Tampa post honors veterans on Wreaths Across America Day

Hundreds of volunteers joined American Legion Post 5 in Tampa, Fla., to ensure that the 750 veterans laid to rest in its cemetery would be remembered on Wreaths Across America Day on Dec. 16.

“We’re honoring deceased veterans for this holiday period,” said Bill Hamblin, Post 5 commander and president of the privately owned cemetery. “You die twice: The first time it’s a physical death. The second time is when you are forgotten. We don’t want to forget these people.”

This marked the 10th year that Post 5 has participated in the national Wreaths Across America Day. The post administers the cemetery, where the graves are placed in neat rows like at Arlington National Cemetery. Those laid to rest in the Legion cemetery represent every war conflict dating back to the Spanish-American War.

“Patriotism is slowing down, it’s not like it was after 9/11,” Hamblin said. “It is important to remember these veterans from the different wars because history repeats itself. We need to know what’s going on. We don’t want to make the same mistakes twice.

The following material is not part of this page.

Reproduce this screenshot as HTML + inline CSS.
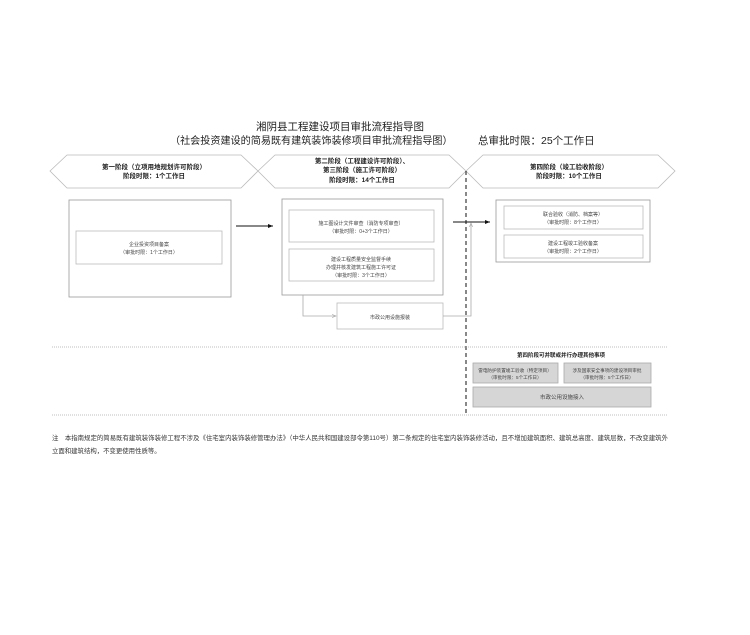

That is what history is all about — it’s a lesson.”

During the 20-minute ceremony, Rosemary Hamblin reminded those in attendance about the importance of the wreath-laying. “We are not here to decorate graves,” said Hamblin, Bill’s wife, Unit 5 president and organizer of the event. “We are here to remember not their deaths but their lives.”

It’s important for the Hamblins and others to teach future generations about such sacrifices.

“Wreaths Across America has a motto: Remember, honor, teach,” she said. “And that’s pretty much what it is. It’s remembering out here. It’s honoring and it’s teaching our children. There are a lot of Scouts and children out here. It’s to let them know what goes on.”

At the conclusion of the ceremony, those in attendance were asked to grab a wreath, find a gravesite and say the veteran’s name. American Legion Family members were joined by hundreds of others including Boy Scouts, Jefferson High School ROTC students and volunteers from the Tampa Rays.

Will Rickles, senior patrol leader of Boy Scout Troop 53 in Tampa, has participated in the ceremony for several years.

“This event is important for the Boys Scouts and me personally because most every person knows a fallen veteran, or a veteran,” said Rickles, who is 16. “This type of event reminds us of who fights for our freedom. It’s nice for all of us to have you realize why we are here. It’s a great time to come out and remember these people.”

For Rickles, it’s a humbling experience.

“There is no feeling like going to a headstone, placing a wreath there and pronouncing the name,” he said. “And just thinking of what this man or woman did. At 16 years old, you can’t imagine what hardships these people went through. It’s a true unique experience.”

Rosemary Hamblin encouraged the wreath-layers to not only say the veteran’s name but to go home and use Google to continue the learning — and remembering — process.

Maria Delgado brought her toddler-aged grandson, Isaiah Thomas.

“I wanted to give a little back to our soldiers that did so much for us and I wanted to show my appreciation to them today,” said Delgado, who participated in the event for the first time. “I want him to start understanding early what the military does for us and want him to not only appreciate but respect that.”

They placed a wreath at the gravesite of Sidney Evans, a World War I veteran from Florida.

“I wanted to feel a closeness hoping that somewhere up there he heard me say his name and he understands that I appreciate and respect what he and others have done for us and this country — and that they are not forgotten,” Delgado said.